Legal Business’s methodology in selecting its cadre of the
"global elite" is a bit obtuse, but its key elements seem to include:

  • being among the world’s 50 most profitable (why not end the discussion
    right there?; for that matter, how can there be any criteria beyond
    this one if this one is taken at face value?);
  • have a "disproportionately high number of Fortune 250 or FTSE-100
    clients" (and who among these firms does not have a very high proportion
    of such clients, making the notion of "disproportionality" somewhat
    confounding);
  • "be a leader in its home jurisdiction" (see above);
  • "be regarded as serious competition in [key practice areas] by the
    top firms on both sides of the Atlantic" (see above),
  • etc.

Among other things, these perverse criteria succeed in excluding Wachtell-Lipton
from the listing altogether, since it has only one office, in New York.
  In any event, the faithful Economist scribe
endeavors to do what he can with the resulting list and ventures two
hypotheses about what characteristics might equate to, or at least correlate
with (there is a difference, of course) higher profits-per-partner:

  • being "relatively" small, in this case < 850 lawyers (cf. the
    Magic Circle at 2,300—3,000 lawyers); and/or
  • keeping your international headcount relatively low:  Evidence
    for this is that Slaughter & May, the most profitable of the Magic
    Circle, has fewer than a quarter of its lawyers outside the UK, whereas
    Clifford Chance, the least profitable, has nearly two-thirds abroad.

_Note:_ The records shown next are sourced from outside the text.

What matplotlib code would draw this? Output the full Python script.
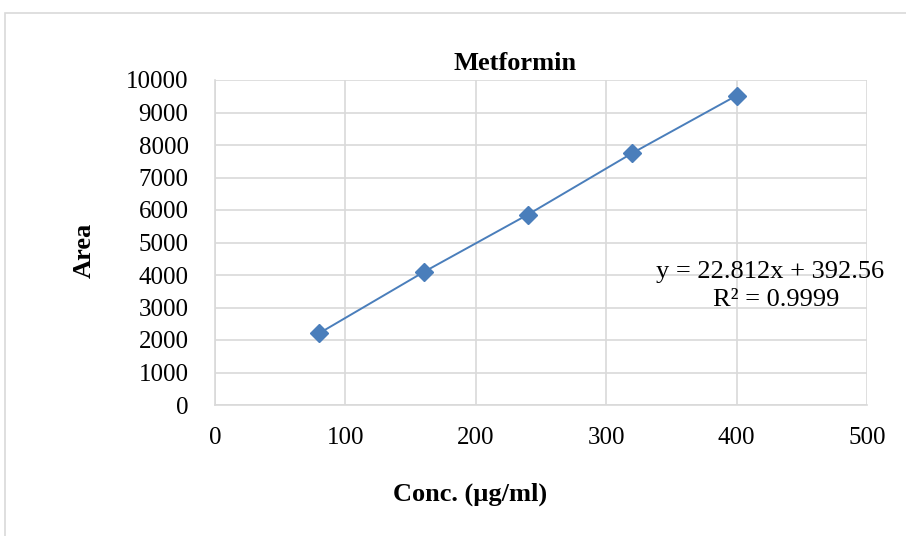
import matplotlib.pyplot as plt
from matplotlib.patches import Rectangle

# datos de calibracion
conc = [80, 160, 240, 320, 400]
area = [2210, 4090, 5860, 7750, 9520]
ecuacion = ['y = 22.812x + 392.56', 'R² = 0.9999']

plt.rcParams['font.family'] = ['Liberation Serif', 'DejaVu Serif']

fig = plt.figure(figsize=(9.06, 5.36), dpi=100)
W, H = 906, 536
ax = fig.add_axes([215 / W, 1 - 405 / H, (867 - 215) / W, (405 - 80) / H])

# borde exterior del grafico
fig.patches.append(Rectangle((5 / W, -0.1), 1.1, 1 - 13 / H + 0.1, transform=fig.transFigure,
                             fill=False, edgecolor='#d9d9d9', linewidth=1.2))

ax.plot(conc, area, color='#4a7ebb', linewidth=1.4, marker='D', markersize=9.5,
        markerfacecolor='#4a7ebb', markeredgecolor='#4a7ebb')

ax.set_xlim(0, 500)
ax.set_ylim(0, 10000)
ax.set_xticks(range(0, 501, 100))
ax.set_yticks(range(0, 10001, 1000))
ax.grid(True, color='#d9d9d9', linewidth=1.2)
ax.set_axisbelow(True)
for s in ['top', 'right']:
    ax.spines[s].set_visible(False)
for s in ['left', 'bottom']:
    ax.spines[s].set_color('#d9d9d9')
    ax.spines[s].set_linewidth(1.2)
ax.tick_params(length=0, labelsize=18)
ax.tick_params(axis='y', pad=19)
ax.tick_params(axis='x', pad=16)

# titulo y etiquetas en posiciones del grafico de Excel
fig.text(515 / W, 1 - 63 / H, 'Metformin', ha='center', va='center',
         fontsize=19, fontweight='bold')
fig.text(470 / W, 1 - 494 / H, 'Conc. (µg/ml)', ha='center', va='center',
         fontsize=19, fontweight='bold')
fig.text(84 / W, 1 - 250 / H, 'Area', ha='center', va='center', rotation=90,
         fontsize=19, fontweight='bold')

fig.text(770 / W, 1 - 272 / H, ecuacion[0], ha='center', va='center', fontsize=19)
fig.text(776 / W, 1 - 300 / H, ecuacion[1], ha='center', va='center', fontsize=19)

fig.savefig('out.png', dpi=100)
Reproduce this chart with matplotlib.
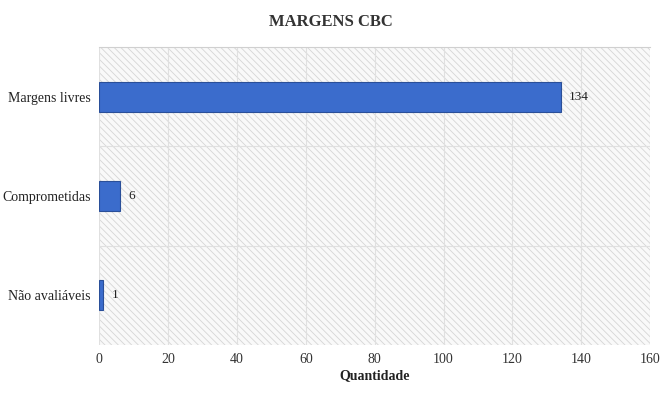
import matplotlib.pyplot as plt
from matplotlib.patches import Rectangle
from matplotlib.ticker import MultipleLocator

plt.rcParams['font.family'] = ['Liberation Serif', 'DejaVu Serif']
plt.rcParams['hatch.linewidth'] = 0.6

categorias = ['Margens livres', 'Comprometidas', 'Não avaliáveis']
quantidades = [134, 6, 1]

fig = plt.figure(figsize=(6.62, 3.95), dpi=100)
ax = fig.add_axes([0.150, 0.127, 0.832, 0.754])

# fundo hachurado
ax.add_patch(Rectangle((0, 0), 1, 1, transform=ax.transAxes, facecolor='#f9f9f9',
                       hatch='\\\\\\\\\\', edgecolor='#d6d6d6', linewidth=0, zorder=0))

y = range(len(categorias))
ax.barh(y, quantidades, height=0.3, color='#3b6ccc', edgecolor='#2a4f99',
        linewidth=0.8, zorder=3)
for yi, v in zip(y, quantidades):
    ax.text(v + 2.5, yi, str(v), va='center', ha='left', fontsize=9.5, color='#222222')

ax.set_xlim(0, 160)
ax.set_ylim(2.5, -0.5)
ax.xaxis.set_major_locator(MultipleLocator(20))
ax.set_yticks(list(y))
ax.set_yticklabels(categorias, fontsize=10, color='#222222')
ax.set_yticks([0.5, 1.5], minor=True)
ax.tick_params(axis='both', length=0, which='both', pad=6)
ax.tick_params(axis='x', labelsize=10, colors='#333333')
ax.grid(axis='x', color='#e0e0e0', linewidth=0.8, zorder=1)
ax.grid(axis='y', which='minor', color='#e0e0e0', linewidth=0.8, zorder=1)
for s in ax.spines.values():
    s.set_visible(False)
ax.spines['top'].set_visible(True)
ax.spines['top'].set_color('#d0d0d0')

ax.set_xlabel('Quantidade', fontsize=10, fontweight='bold', color='#222222', labelpad=2)
fig.suptitle('MARGENS CBC', fontsize=12, fontweight='bold', color='#333333', y=0.965)

fig.savefig('out.png', dpi=100)
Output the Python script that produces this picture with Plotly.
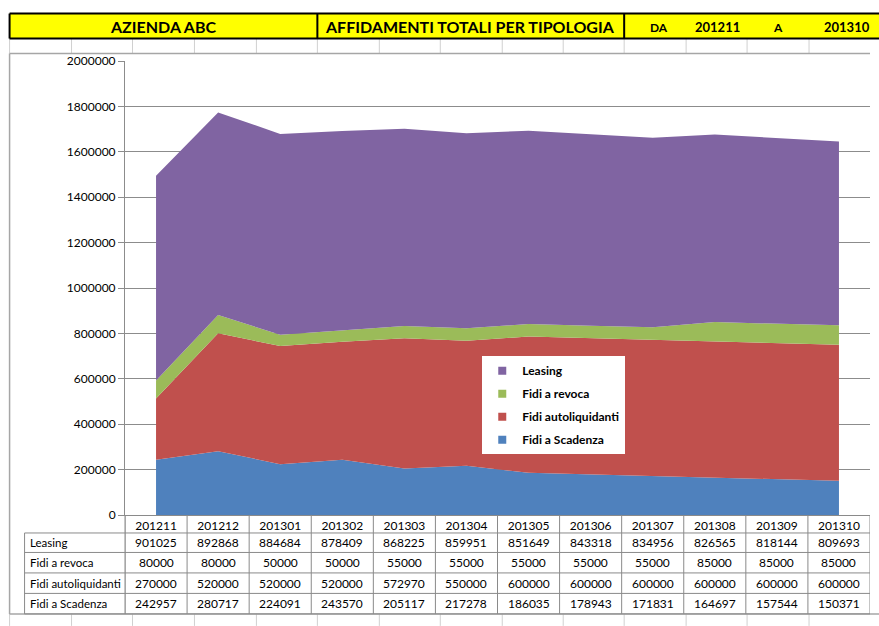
import plotly.graph_objects as go

# ---------------- data ----------------
periods = ["201211", "201212", "201301", "201302", "201303", "201304",
           "201305", "201306", "201307", "201308", "201309", "201310"]
leasing = [901025, 892868, 884684, 878409, 868225, 859951,
           851649, 843318, 834956, 826565, 818144, 809693]
fidi_revoca = [80000, 80000, 50000, 50000, 55000, 55000,
               55000, 55000, 55000, 85000, 85000, 85000]
fidi_autoliquidanti = [270000, 520000, 520000, 520000, 572970, 550000,
                       600000, 600000, 600000, 600000, 600000, 600000]
fidi_scadenza = [242957, 280717, 224091, 243570, 205117, 217278,
                 186035, 178943, 171831, 164697, 157544, 150371]
y_ticks = [0, 200000, 400000, 600000, 800000, 1000000,
           1200000, 1400000, 1600000, 1800000, 2000000]
header_left = "AZIENDA ABC"
header_mid = "AFFIDAMENTI TOTALI PER TIPOLOGIA"
header_from_label, header_to_label = "DA", "A"

# series, bottom of the stack first
series = [
    ("Fidi a Scadenza", fidi_scadenza, "#4F81BD"),
    ("Fidi autoliquidanti", fidi_autoliquidanti, "#C0504D"),
    ("Fidi a revoca", fidi_revoca, "#9BBB59"),
    ("Leasing", leasing, "#8064A2"),
]
table_rows = [("Leasing", leasing), ("Fidi a revoca", fidi_revoca),
              ("Fidi autoliquidanti", fidi_autoliquidanti),
              ("Fidi a Scadenza", fidi_scadenza)]

# ---------------- layout geometry (pixels) ----------------
W, H = 879, 626
PL, PR, PT, PB = 124.5, 870.0, 60.5, 515.0


def X(px):
    return (px - PL) / (PR - PL)


def Y(py):
    return (PB - py) / (PB - PT)


FONT = "Lato"
GRID = "#8C8C8C"
TABLE_LINE = "#8A8A8A"
SHEET = "#D0D0D0"

fig = go.Figure()
for name, vals, color in series:
    fig.add_trace(go.Scatter(
        x=periods, y=vals, name=name, mode="lines", stackgroup="one",
        line=dict(width=0, color=color), fillcolor=color,
        showlegend=False, hoverinfo="x+y+name"))
# legend entries (square swatches like the original)
for name, vals, color in reversed(series):
    fig.add_trace(go.Scatter(
        x=[None], y=[None], name=name, mode="markers",
        marker=dict(symbol="square", size=8, color=color),
        legendgroup=name, showlegend=True))

shapes = []
annotations = []


def line(x0, y0, x1, y1, color, width=1):
    shapes.append(dict(type="line", xref="paper", yref="paper",
                       x0=X(x0), y0=Y(y0), x1=X(x1), y1=Y(y1),
                       line=dict(color=color, width=width), layer="above"))


# spreadsheet cell grid (background)
col_edges = [9, 71, 132, 194, 256, 317, 379, 440, 502, 563, 624, 686, 747, 809]
for cx in col_edges:
    line(cx, 38, cx, 53, SHEET)
    line(cx, 614, cx, 626, SHEET)

# yellow header band
shapes.append(dict(type="rect", xref="paper", yref="paper",
                   x0=X(9), x1=X(880), y0=Y(38), y1=Y(13),
                   fillcolor="#FFFF00", line=dict(width=0), layer="above"))
line(9, 13, 880, 13, "#000000", 2)
line(9, 38, 880, 38, "#000000", 2)
line(9, 13, 9, 38, "#000000", 2)
line(317, 13, 317, 38, "#000000", 2)
line(624, 13, 624, 38, "#000000", 2)

# chart area border
line(9, 53, 870, 53, "#A6A6A6", 1.5)
line(9, 53, 9, 614, "#A6A6A6", 1.5)
line(9, 614, 879, 614, "#A6A6A6", 1.5)


def text(px, py, s, size, bold=False, anchor="center"):
    annotations.append(dict(
        xref="paper", yref="paper", x=X(px), y=Y(py), text=s,
        showarrow=False, xanchor=anchor, yanchor="middle",
        font=dict(family=FONT, size=size, color="#000000",
                  weight="bold" if bold else "normal")))


text(163, 26, header_left, 16, True)
text(470, 26, header_mid, 16, True)
text(659, 27, header_from_label, 12, True)
text(717, 26, periods[0], 13, True)
text(778, 27, header_to_label, 12, True)
text(847, 26, periods[-1], 13, True)

# data table under the plot
row_lines = [533, 552.5, 573, 593.5, 614]
for ry in row_lines:
    line(24, ry, 870, ry, TABLE_LINE)
line(24, 533, 24, 614, TABLE_LINE)
line(PL, 515, PL, 614, TABLE_LINE)
n = len(periods)
for i in range(n + 1):
    shapes.append(dict(type="line", xref="x", yref="paper",
                       x0=i - 0.5, x1=i - 0.5, y0=Y(515), y1=Y(614),
                       line=dict(color=TABLE_LINE, width=1), layer="above"))

for r, (label, vals) in enumerate(table_rows):
    cy = (row_lines[r] + row_lines[r + 1]) / 2
    text(27, cy, label, 11.5, False, "left")
    for i, v in enumerate(vals):
        annotations.append(dict(
            xref="x", yref="paper", x=i, y=Y(cy), text=str(v),
            showarrow=False, xanchor="center", yanchor="middle",
            font=dict(family=FONT, size=12, color="#000000")))

fig.update_layout(
    width=W, height=H,
    margin=dict(l=PL, r=W - PR, t=PT, b=H - PB, pad=0),
    paper_bgcolor="#FFFFFF", plot_bgcolor="#FFFFFF",
    font=dict(family=FONT, size=12, color="#000000"),
    xaxis=dict(type="category", categoryorder="array", categoryarray=periods,
               range=[-0.5, n - 0.5], showgrid=False, zeroline=False,
               showline=True, linecolor=TABLE_LINE, linewidth=1,
               ticks="", tickfont=dict(family=FONT, size=12, color="#000000"),
               fixedrange=True),
    yaxis=dict(range=[0, 2000000], tickvals=y_ticks,
               ticktext=[str(v) for v in y_ticks],
               showgrid=True, gridcolor=GRID, gridwidth=1, zeroline=False,
               showline=True, linecolor=GRID, linewidth=1,
               ticks="outside", ticklen=6, tickcolor=GRID,
               tickfont=dict(family=FONT, size=12, color="#000000"),
               fixedrange=True),
    legend=dict(x=X(482), y=Y(356), xanchor="left", yanchor="top",
                bgcolor="#FFFFFF", borderwidth=0, tracegroupgap=4,
                font=dict(family=FONT, size=12, color="#000000", weight="bold"),
                itemwidth=30),
    shapes=shapes, annotations=annotations,
    showlegend=True,
)

fig.write_html(
    "out.html",
    config={"displayModeBar": False},
    post_script="document.body.style.margin='0';document.body.style.overflow='hidden';",
)
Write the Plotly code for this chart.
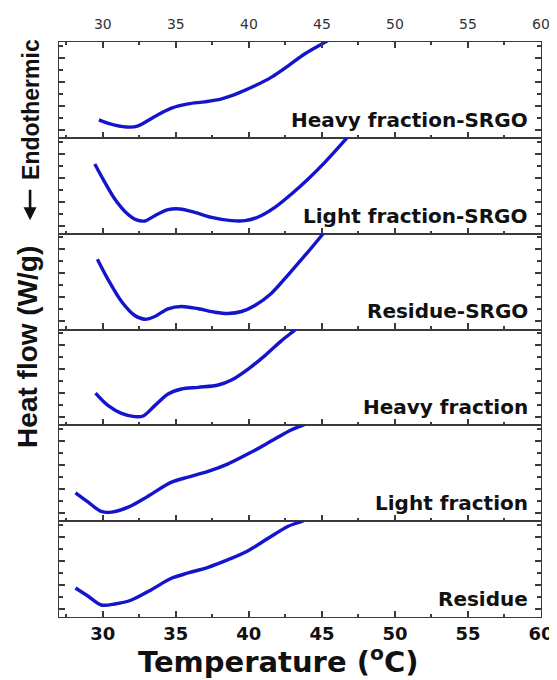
import plotly.graph_objects as go
from plotly.subplots import make_subplots

# ---- data (temperature in °C, heat flow in arbitrary units, offset per panel) ----
labels = ["Heavy fraction-SRGO", "Light fraction-SRGO", "Residue-SRGO",
          "Heavy fraction", "Light fraction", "Residue"]

t_heavy_srgo = [29.73, 30.82, 31.85, 32.42, 33.56, 34.70, 35.84, 36.99, 38.13, 39.27, 40.41, 41.55, 42.69, 43.84, 45.2, 45.6]
v_heavy_srgo = [18, 12.7, 10.7, 12, 21.3, 29.7, 34, 36, 39, 44.7, 52, 60.7, 72, 84, 95.5, 99]

t_light_srgo = [29.45, 30.14, 30.82, 31.62, 32.31, 32.88, 33.56, 34.47, 35.27, 36.30, 37.44, 38.81, 39.73, 40.64, 41.78, 42.92, 44.06, 45.2, 46.35, 46.9]
v_light_srgo = [69.7, 51.3, 34.7, 20.7, 13.7, 12.7, 18, 24, 24.7, 21.3, 16.3, 13, 13, 16.7, 26.3, 39.7, 54.7, 71.3, 89.7, 99]

t_residue_srgo = [29.63, 30.37, 31.28, 32.19, 32.88, 33.56, 34.47, 35.39, 36.53, 37.67, 38.58, 39.50, 40.41, 41.55, 42.69, 43.84, 44.98, 45.3]
v_residue_srgo = [70.3, 49.7, 28, 14, 10.3, 13, 20.7, 23, 20.7, 17.3, 16, 18, 24, 36.3, 54.7, 74, 94, 100]

t_heavy = [29.5, 30.37, 31.28, 32.19, 32.76, 33.56, 34.47, 35.39, 36.53, 37.9, 38.81, 39.95, 41.1, 42.24, 43.15, 43.4]
v_heavy = [32.3, 19.7, 12, 8.7, 9.3, 19.7, 31.3, 36.3, 38, 40.3, 45.3, 56.3, 69.7, 84.7, 95.3, 99]

t_light = [28.13, 29.0, 29.9, 30.6, 31.74, 33.1, 34.7, 35.84, 37.21, 38.58, 39.95, 41.32, 42.69, 43.84, 44.1]
v_light = [28.3, 19, 9.7, 9, 14, 25, 39, 44, 49.7, 57.3, 67.3, 78.3, 89.7, 97, 99]

t_residue = [28.13, 29.0, 29.9, 30.82, 31.96, 33.33, 34.7, 35.84, 37.21, 38.58, 39.95, 41.32, 42.69, 43.72, 44.0]
v_residue = [29, 20.7, 12, 13, 17, 27.3, 38.7, 44, 49.7, 57.3, 66.3, 78.7, 90.7, 96.3, 99]

series_t = [t_heavy_srgo, t_light_srgo, t_residue_srgo, t_heavy, t_light, t_residue]
series_v = [v_heavy_srgo, v_light_srgo, v_residue_srgo, v_heavy, v_light, v_residue]

x_tickvals = [30, 35, 40, 45, 50, 55, 60]
x_ticktext = ["30", "35", "40", "45", "50", "55", "60"]
x_minorvals = [27.5, 32.5, 37.5, 42.5, 47.5, 52.5, 57.5]

# ---- figure ----
fig = make_subplots(rows=6, cols=1, shared_xaxes=False, vertical_spacing=0)

blue = "#1414cc"
axis_col = "#3a3a3a"

for i, (t, v) in enumerate(zip(series_t, series_v)):
    row = i + 1
    fig.add_trace(go.Scatter(x=t, y=v, mode="lines",
                             line=dict(color=blue, width=3.4, shape="spline", smoothing=0.9),
                             showlegend=False, hoverinfo="skip"),
                  row=row, col=1)
    fig.add_annotation(x=59.25, y=18, xref=f"x{row}" if row > 1 else "x",
                       yref=f"y{row}" if row > 1 else "y",
                       text=labels[i], showarrow=False, xanchor="right", yanchor="middle",
                       font=dict(family="DejaVu Sans", size=20, color="#111111", weight="bold"))

    common_x = dict(range=[27, 60], tickvals=x_tickvals, ticktext=x_ticktext,
                    ticks="inside", ticklen=6, tickwidth=1.5, tickcolor=axis_col,
                    minor=dict(tickvals=x_minorvals,
                               ticks="inside", ticklen=3, tickwidth=1.5, tickcolor=axis_col),
                    showline=True, linecolor=axis_col, linewidth=1.2,
                    showgrid=False, zeroline=False, automargin=False)
    if row == 1:
        fig.update_xaxes(side="top", mirror="ticks", showticklabels=True,
                         ticklabelstandoff=6,
                         tickfont=dict(family="DejaVu Sans", size=14, color="#333333"),
                         row=row, col=1, **common_x)
    elif row == 6:
        fig.update_xaxes(side="bottom", mirror=True, showticklabels=True,
                         ticklabelstandoff=0,
                         tickfont=dict(family="DejaVu Sans", size=18, color="#111111", weight="bold"),
                         row=row, col=1, **common_x)
    else:
        fig.update_xaxes(side="bottom", mirror=True, showticklabels=False,
                         row=row, col=1, **common_x)

    fig.update_yaxes(range=[0, 95.8], tick0=8, dtick=24, ticks="inside", ticklen=6,
                     tickwidth=1.5, tickcolor=axis_col,
                     minor=dict(tick0=8, dtick=12, ticks="inside", ticklen=4,
                                tickwidth=1.5, tickcolor=axis_col),
                     showticklabels=False, showline=True, linecolor=axis_col, linewidth=1.2,
                     mirror="ticks", showgrid=False, zeroline=False, automargin=False,
                     row=row, col=1)

# axis titles as annotations
fig.add_annotation(xref="paper", yref="paper", x=0.455, y=-0.074,
                   text="Temperature (<sup>o</sup>C)", showarrow=False,
                   xanchor="center", yanchor="middle",
                   font=dict(family="DejaVu Sans", size=29, color="#111111", weight="bold"))
fig.add_annotation(xref="paper", yref="paper", x=-0.064, y=0.47,
                   text="Heat flow (W/g)", showarrow=False, textangle=-90,
                   xanchor="center", yanchor="middle",
                   font=dict(family="Liberation Sans", size=28, color="#111111", weight="bold"))
fig.add_annotation(xref="paper", yref="paper", x=-0.058, y=0.882,
                   text="Endothermic", showarrow=False, textangle=-90,
                   xanchor="center", yanchor="middle",
                   font=dict(family="Liberation Sans", size=23, color="#111111", weight="bold"))
# the downward arrow below "Endothermic"
fig.add_annotation(xref="paper", yref="paper", x=-0.060, y=0.69,
                   text="", showarrow=True, ax=0, ay=-32,
                   arrowhead=2, arrowsize=1, arrowwidth=2.6, arrowcolor="#111111")

# page body has an 8px default margin, so the figure is sized/offset to compensate
fig.update_layout(width=549, height=672,
                  margin=dict(l=51, r=16, t=34, b=63, autoexpand=False),
                  plot_bgcolor="white", paper_bgcolor="white")

fig.write_html("out.html")
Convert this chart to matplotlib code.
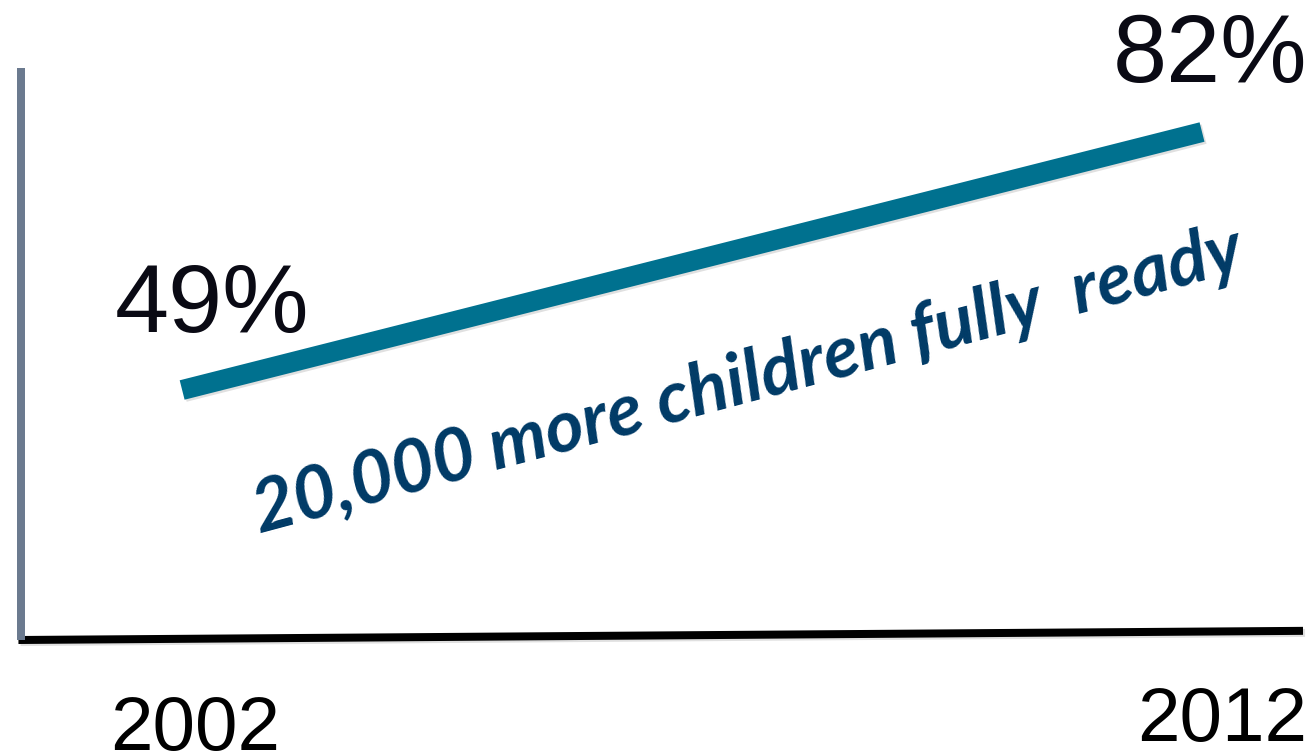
import matplotlib
matplotlib.use("Agg")
import matplotlib.pyplot as plt
import matplotlib.patheffects as pe

# ---- data ----
years = [2002, 2012]
values = [49, 82]
value_labels = ["49%", "82%"]
year_labels = ["2002", "2012"]
annotation = "20,000 more children fully  ready"

W, H, DPI = 1311, 754, 100
fig = plt.figure(figsize=(W / DPI, H / DPI), dpi=DPI)
fig.patch.set_facecolor("white")

# axes box in pixels: left 21, right 1303, top 68, bottom 640
L, R, T, B = 21, 1303, 68, 640
ax = fig.add_axes([L / W, (H - B) / H, (R - L) / W, (B - T) / H])
ax.set_xlim(2000.42, 2012.99)
ax.set_ylim(17.02, 90.19)
ax.set_facecolor("none")
for s in ["top", "right", "bottom"]:
    ax.spines[s].set_visible(False)
ax.spines["left"].set_color("#6b7a8f")
ax.spines["left"].set_linewidth(8 * 0.72)
ax.spines["left"].set_capstyle("butt")
ax.set_xticks([])
ax.set_yticks([])

shadow = [pe.SimpleLineShadow(offset=(1.5, -1.5), shadow_color="k", alpha=0.12), pe.Normal()]

# baseline (slightly tilted, as in the reference)
ax.plot([-0.002, 1.0], [0.0, 0.016], transform=ax.transAxes, color="black",
        lw=8 * 0.72, solid_capstyle="butt", clip_on=False, path_effects=shadow)

# the trend line
ax.plot(years, values, color="#00718f", lw=20 * 0.72, solid_capstyle="butt",
        path_effects=shadow, clip_on=False)

# value labels
offsets = [(29.5, 58), (8, 50)]
for x, v, lab, (dx, dy) in zip(years, values, value_labels, offsets):
    ax.annotate(lab, xy=(x, v), xytext=(dx * 0.72, dy * 0.72), textcoords="offset points",
                ha="center", va="baseline", fontsize=70, family="Liberation Sans",
                color="#0a0a14", annotation_clip=False)

# year labels below the axis
year_offsets = [(13, -110), (20, -101)]
for x, lab, (dx, dy) in zip(years, year_labels, year_offsets):
    ax.annotate(lab, xy=(x, 0), xycoords=("data", "axes fraction"),
                xytext=(dx * 0.72, dy * 0.72), textcoords="offset points",
                ha="center", va="baseline", fontsize=55, family="Liberation Sans",
                color="black", annotation_clip=False)

# rotated annotation
ax.text(2007.6, 47.6, annotation, rotation=15, rotation_mode="anchor",
        ha="center", va="baseline", fontsize=52.5, family="Lato",
        fontweight="bold", fontstyle="italic", color="#003a66")

fig.savefig("out.png", dpi=DPI)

What does this all add up to?

First of all, let’s again hear it for the home town!  Of the top
10, 8 are New York powerhouses (in rank order:  Cravath, Sullivan
& Cromwell, Simpson-Thacher, Davis-Polk, Skadden, Cleary, Shearman &
Sterling, and Latham & Watkins [OK, New York-centric, I would argue]).  Only
two UK firms make the top 10:  Slaughter and May at #8 and Herbert
Smith at #10.

Second, I don’t have a clue how to analyze or gain insight into this
further without being able to read the actual article and, with any luck,
its source material.

This brings me to The First-Ever "Adam, Smith, Esq." Reader
Awards Challenge
.
 

The key publication at issue, Legal Business, is not available
on-line (trust me, I’ve tried) and a one-year print subscription costs
a lofty £495, for 10 issues.  For that price, I could take
my wife to dinner 10 times, even in New York (Econ. 101 labels this my “opportunity cost” of a subscription; I label it a vastly preferable way to spend the money).

Thus the Reader Award Challenge:  Any reader who subscribes to Legal
Business
and is willing to forward copies they’re finished with
to me wins:

  • an "Adam Smith, Esq." T-shirt (design of which is in development);
    and
  • drinks on me next time you’re in New York.

There will be only one winner, to wit the first respondent.  All
decisions of the judges, as they say, are final.